A LIVERPOOL student is on the way to be being crowned the UK’s best “Unipreneur” after coming up with a world first to help people with colour blindness while completing his studies.

Luke Walsh, 25, from Aigburth, has created computer software that will help colour-blind sufferers to identify the colours they can’t see.

The software can be added to any desktop or mobile phone and will automatically change the blind colours into another so the user can see them.

After four years and £50,000 to develop the software, Luke and fellow student Luke Jefferson are national finalists in the HSBC awards.

Their product, which was whittled down from 400, faces competition from four other ideas including a water purifier for the third world.

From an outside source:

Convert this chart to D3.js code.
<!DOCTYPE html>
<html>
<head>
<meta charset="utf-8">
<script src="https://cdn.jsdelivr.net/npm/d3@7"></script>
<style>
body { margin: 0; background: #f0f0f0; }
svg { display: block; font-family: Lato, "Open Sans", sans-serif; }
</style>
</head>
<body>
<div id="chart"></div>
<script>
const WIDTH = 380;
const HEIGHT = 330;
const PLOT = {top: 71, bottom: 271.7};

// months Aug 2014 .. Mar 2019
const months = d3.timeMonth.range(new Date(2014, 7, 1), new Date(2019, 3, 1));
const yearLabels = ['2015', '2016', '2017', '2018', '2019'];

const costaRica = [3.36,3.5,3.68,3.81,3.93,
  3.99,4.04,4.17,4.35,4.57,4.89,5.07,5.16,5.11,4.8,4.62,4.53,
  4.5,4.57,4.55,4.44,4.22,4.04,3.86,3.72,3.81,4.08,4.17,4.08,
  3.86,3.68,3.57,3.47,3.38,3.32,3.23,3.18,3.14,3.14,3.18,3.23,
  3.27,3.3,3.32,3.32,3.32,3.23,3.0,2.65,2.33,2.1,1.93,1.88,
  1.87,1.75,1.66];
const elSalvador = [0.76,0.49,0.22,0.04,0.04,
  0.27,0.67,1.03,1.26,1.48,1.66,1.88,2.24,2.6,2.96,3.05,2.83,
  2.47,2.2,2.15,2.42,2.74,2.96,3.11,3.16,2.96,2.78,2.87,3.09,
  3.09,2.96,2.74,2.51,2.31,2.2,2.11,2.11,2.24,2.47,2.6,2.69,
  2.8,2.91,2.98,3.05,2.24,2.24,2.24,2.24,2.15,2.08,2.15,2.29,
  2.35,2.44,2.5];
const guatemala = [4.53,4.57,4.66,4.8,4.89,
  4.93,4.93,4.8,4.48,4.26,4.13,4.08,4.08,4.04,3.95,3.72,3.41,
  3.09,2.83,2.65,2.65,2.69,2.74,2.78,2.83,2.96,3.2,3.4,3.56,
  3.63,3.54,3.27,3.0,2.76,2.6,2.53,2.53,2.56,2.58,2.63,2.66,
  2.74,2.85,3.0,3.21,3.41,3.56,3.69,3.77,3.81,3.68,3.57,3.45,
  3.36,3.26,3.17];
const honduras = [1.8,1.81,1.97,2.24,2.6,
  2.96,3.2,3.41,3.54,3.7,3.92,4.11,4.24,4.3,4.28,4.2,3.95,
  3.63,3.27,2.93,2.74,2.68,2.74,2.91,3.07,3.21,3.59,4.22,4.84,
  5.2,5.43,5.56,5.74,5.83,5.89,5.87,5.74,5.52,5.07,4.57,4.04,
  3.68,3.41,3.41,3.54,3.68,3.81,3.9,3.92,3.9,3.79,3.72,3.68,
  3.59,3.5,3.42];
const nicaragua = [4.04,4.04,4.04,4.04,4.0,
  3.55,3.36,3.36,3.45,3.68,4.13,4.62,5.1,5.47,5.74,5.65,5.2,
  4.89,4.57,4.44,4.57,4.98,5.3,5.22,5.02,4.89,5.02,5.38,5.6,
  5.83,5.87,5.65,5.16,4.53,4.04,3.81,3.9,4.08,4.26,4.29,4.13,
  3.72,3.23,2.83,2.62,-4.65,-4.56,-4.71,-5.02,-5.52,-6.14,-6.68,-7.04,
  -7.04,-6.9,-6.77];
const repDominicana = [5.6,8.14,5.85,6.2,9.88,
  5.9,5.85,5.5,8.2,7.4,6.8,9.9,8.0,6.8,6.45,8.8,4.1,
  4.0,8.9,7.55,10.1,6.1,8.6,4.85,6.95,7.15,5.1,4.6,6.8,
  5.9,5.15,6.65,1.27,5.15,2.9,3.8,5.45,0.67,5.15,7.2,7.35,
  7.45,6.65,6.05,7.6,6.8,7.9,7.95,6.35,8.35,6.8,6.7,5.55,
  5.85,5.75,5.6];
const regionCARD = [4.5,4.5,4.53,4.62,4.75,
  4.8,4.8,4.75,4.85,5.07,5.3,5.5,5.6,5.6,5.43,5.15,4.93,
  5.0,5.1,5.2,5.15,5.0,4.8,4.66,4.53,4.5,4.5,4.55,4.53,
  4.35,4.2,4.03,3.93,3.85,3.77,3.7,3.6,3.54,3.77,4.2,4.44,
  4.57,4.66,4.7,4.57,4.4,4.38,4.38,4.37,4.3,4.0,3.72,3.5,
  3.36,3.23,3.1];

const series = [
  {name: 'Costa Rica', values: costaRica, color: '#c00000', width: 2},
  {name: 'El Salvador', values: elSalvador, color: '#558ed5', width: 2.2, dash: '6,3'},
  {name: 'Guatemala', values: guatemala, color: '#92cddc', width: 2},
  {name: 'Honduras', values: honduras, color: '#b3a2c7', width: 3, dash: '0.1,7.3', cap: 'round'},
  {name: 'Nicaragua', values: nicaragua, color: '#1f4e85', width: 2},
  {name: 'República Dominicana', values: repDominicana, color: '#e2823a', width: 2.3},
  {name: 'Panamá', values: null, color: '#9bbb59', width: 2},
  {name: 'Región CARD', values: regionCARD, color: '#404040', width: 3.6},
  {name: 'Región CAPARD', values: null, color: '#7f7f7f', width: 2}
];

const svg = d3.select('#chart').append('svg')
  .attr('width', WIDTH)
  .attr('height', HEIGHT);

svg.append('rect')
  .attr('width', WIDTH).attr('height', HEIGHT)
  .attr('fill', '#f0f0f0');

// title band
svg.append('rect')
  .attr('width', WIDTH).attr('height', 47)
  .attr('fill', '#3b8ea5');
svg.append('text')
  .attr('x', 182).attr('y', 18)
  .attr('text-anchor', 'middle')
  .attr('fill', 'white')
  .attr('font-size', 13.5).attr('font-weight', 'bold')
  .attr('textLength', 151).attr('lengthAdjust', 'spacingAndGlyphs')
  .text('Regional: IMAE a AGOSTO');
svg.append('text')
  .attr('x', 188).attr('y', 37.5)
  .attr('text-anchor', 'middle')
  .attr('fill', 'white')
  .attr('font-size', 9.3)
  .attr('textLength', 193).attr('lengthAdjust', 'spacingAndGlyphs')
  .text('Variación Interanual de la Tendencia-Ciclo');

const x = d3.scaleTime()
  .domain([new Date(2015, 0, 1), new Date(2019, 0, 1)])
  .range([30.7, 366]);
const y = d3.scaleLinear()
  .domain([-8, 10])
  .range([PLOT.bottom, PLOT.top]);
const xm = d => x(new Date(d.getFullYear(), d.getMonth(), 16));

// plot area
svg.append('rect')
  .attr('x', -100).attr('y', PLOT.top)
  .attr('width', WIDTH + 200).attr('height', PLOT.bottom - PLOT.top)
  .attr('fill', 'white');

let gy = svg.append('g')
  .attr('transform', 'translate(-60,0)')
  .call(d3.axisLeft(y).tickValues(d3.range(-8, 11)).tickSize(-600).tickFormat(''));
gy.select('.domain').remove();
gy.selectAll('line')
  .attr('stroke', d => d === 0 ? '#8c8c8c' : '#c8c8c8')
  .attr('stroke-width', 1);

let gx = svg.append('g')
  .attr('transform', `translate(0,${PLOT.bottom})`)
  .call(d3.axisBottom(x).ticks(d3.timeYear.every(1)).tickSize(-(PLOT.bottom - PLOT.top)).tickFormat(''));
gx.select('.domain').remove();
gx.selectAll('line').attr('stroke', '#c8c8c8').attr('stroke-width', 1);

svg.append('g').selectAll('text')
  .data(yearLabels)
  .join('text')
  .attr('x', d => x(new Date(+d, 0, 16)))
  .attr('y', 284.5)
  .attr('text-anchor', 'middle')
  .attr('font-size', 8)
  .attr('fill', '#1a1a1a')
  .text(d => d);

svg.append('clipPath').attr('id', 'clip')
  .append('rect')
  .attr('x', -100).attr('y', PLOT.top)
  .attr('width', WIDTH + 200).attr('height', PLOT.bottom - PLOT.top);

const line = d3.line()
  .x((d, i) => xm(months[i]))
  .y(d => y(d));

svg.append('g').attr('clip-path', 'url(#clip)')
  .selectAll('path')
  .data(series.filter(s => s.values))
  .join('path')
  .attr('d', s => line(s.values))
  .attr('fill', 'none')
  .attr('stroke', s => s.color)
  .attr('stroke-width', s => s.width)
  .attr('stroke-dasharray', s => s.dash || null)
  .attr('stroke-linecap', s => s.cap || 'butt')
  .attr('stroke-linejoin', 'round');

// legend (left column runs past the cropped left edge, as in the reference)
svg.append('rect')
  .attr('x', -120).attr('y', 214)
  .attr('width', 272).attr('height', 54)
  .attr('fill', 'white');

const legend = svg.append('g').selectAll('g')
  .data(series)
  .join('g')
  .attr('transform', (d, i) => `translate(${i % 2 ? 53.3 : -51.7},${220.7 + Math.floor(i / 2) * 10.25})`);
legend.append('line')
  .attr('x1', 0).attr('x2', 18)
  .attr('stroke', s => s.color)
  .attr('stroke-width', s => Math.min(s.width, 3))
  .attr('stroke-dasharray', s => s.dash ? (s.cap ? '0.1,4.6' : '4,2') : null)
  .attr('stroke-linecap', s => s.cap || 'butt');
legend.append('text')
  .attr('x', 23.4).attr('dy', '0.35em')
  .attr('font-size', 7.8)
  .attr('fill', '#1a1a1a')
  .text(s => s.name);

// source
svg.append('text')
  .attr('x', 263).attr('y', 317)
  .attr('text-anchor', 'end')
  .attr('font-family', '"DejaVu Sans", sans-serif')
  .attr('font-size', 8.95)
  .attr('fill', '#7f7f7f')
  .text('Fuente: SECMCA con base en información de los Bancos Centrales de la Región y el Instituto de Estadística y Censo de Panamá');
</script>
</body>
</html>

Luke, an electronics student at York University, is hoping opticians will initially promote their software to people at diagnosis stage.

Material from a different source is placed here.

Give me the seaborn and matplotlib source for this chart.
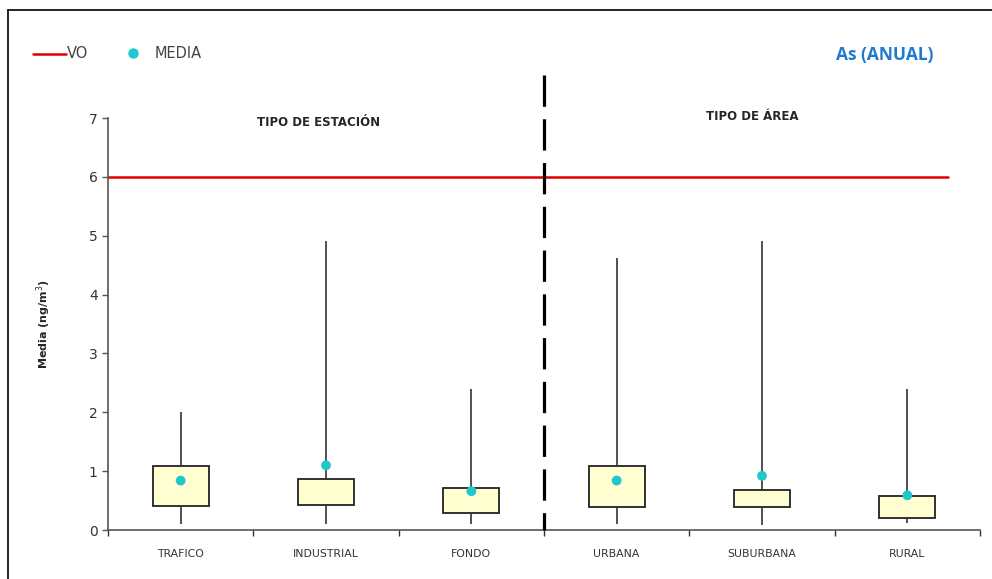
import numpy as np
import pandas as pd
import matplotlib
matplotlib.use("Agg")
import matplotlib.pyplot as plt
from matplotlib.lines import Line2D
import seaborn as sns

categories = ["TRAFICO", "INDUSTRIAL", "FONDO", "URBANA", "SUBURBANA", "RURAL"]
minimum = [0.10, 0.10, 0.10, 0.10, 0.08, 0.12]
q1 = [0.40, 0.43, 0.29, 0.39, 0.39, 0.20]
q3 = [1.09, 0.87, 0.72, 1.09, 0.68, 0.57]
maximum = [2.00, 4.91, 2.39, 4.62, 4.91, 2.39]
means = [0.84, 1.10, 0.66, 0.84, 0.92, 0.59]
vo_limit = 6
yticks = [0, 1, 2, 3, 4, 5, 6, 7]

# five-number rows per category (middle value hidden: median not drawn in reference)
rows = []
for c, a, b, d, e in zip(categories, minimum, q1, q3, maximum):
    for v in (a, b, (b + d) / 2, d, e):
        rows.append({"cat": c, "val": v})
df = pd.DataFrame(rows)
dmean = pd.DataFrame({"cat": categories, "mean": means})

sns.set_theme(style="white")
plt.rcParams["font.family"] = ["DejaVu Sans"]

fig = plt.figure(figsize=(9.92, 5.79), dpi=100)
ax = fig.add_axes([108/992, 1-530/579, (980-108)/992, (530-118)/579])

sns.boxplot(data=df, x="cat", y="val", order=categories, whis=(0, 100), width=0.385,
            color="#FFFFD2", linecolor="black", linewidth=1.3, showfliers=False,
            medianprops=dict(visible=False),
            whiskerprops=dict(color="#333333", linewidth=1.2),
            capprops=dict(visible=False),
            boxprops=dict(facecolor="#FFFFD2", edgecolor="#222222", linewidth=1.3),
            ax=ax)
sns.scatterplot(data=dmean, x="cat", y="mean", color="#1FC8CC", s=50, edgecolor="none",
                zorder=5, ax=ax, legend=False)

ax.axhline(vo_limit, xmin=0, xmax=(948-108)/872, color="#E00000", lw=1.8, zorder=1)
ax.plot([2.5, 2.5], [7.73, 0], color="black", lw=2.3, linestyle=(0, (9.8, 3.9)),
        clip_on=False, zorder=6)

ax.set_xlim(-0.5, 5.5)
ax.set_ylim(0, 7)
ax.set_yticks(yticks)
ax.set_yticklabels([str(t) for t in yticks], fontsize=10, color="#333333")
ax.set_xticks(range(len(categories)))
ax.set_xticklabels(categories, fontsize=7.8, color="#333333")
ax.set_xticks(np.arange(-0.5, 6, 1), minor=True)
ax.tick_params(axis="x", which="major", length=0, pad=14)
ax.tick_params(axis="x", which="minor", length=4, width=1, color="#333333", direction="out", bottom=True)
ax.tick_params(axis="y", length=4, width=1, color="#555555", direction="out", left=True)
ax.set_xlabel("")
ax.set_ylabel("Media (ng/m$^3$)", fontsize=8, fontweight="bold", labelpad=26)
for s in ("top", "right"):
    ax.spines[s].set_visible(False)
for s in ("left", "bottom"):
    ax.spines[s].set_color("#555555")
    ax.spines[s].set_linewidth(1.2)

ax.text(0.95, 6.93, "TIPO DE ESTACIÓN", ha="center", va="center", fontsize=8.5,
        fontweight="bold", family=["Liberation Sans Narrow", "DejaVu Sans"])
ax.text(3.93, 7.03, "TIPO DE ÁREA", ha="center", va="center", fontsize=8.5,
        fontweight="bold", family=["Liberation Sans Narrow", "DejaVu Sans"])

fig.text(885/992, 1-55/579, "As (ANUAL)", ha="center", va="center", fontsize=12.5,
         fontweight="bold", color="#1E7ACD", family=["Open Sans", "DejaVu Sans"])

# legend
fig.add_artist(Line2D([33/992, 66/992], [1-54/579, 1-54/579], color="#E00000", lw=1.8))
fig.text(67/992, 1-54/579, "VO", ha="left", va="center", fontsize=10.5, color="#444444")
fig.add_artist(Line2D([133/992], [1-53/579], marker="o", markersize=6.5, color="#1FC8CC", lw=0))
fig.text(155/992, 1-54/579, "MEDIA", ha="left", va="center", fontsize=10.5, color="#444444")

# frame lines
fig.add_artist(Line2D([8/992, 1], [1-10/579, 1-10/579], color="black", lw=1.2))
fig.add_artist(Line2D([8/992, 8/992], [0, 1-10/579], color="black", lw=1.2))

fig.savefig("out.png", dpi=100)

But from there, he hopes to make his millions selling the software at £25 to the one in 12 people who suffer from colour blindness.

He said: “I met Luke on a business scholarship trip to America we both went on.

“He had come up with the idea to help colour-blind people through his PhD work and with our similar computer and electronic background we hooked up and formed our company Scratchface Limited.

“My dad has a Liverpool-based electronics business, and from the age of two I used to help him build equipment.”

The pair are hoping their product will appeal to some of the ½bn sufferers of colour blindness across the world.

Luke added: “We want to launch the business, www.huetility.com, from here in Liverpool.”

The Unipreneurs award is run by HSBC, who will present the winner with a cheque for £20,000 at the end of April.

The award is open to young students and recent graduates and is backed by the National Council for Graduate Entrepreneurship (NCGE).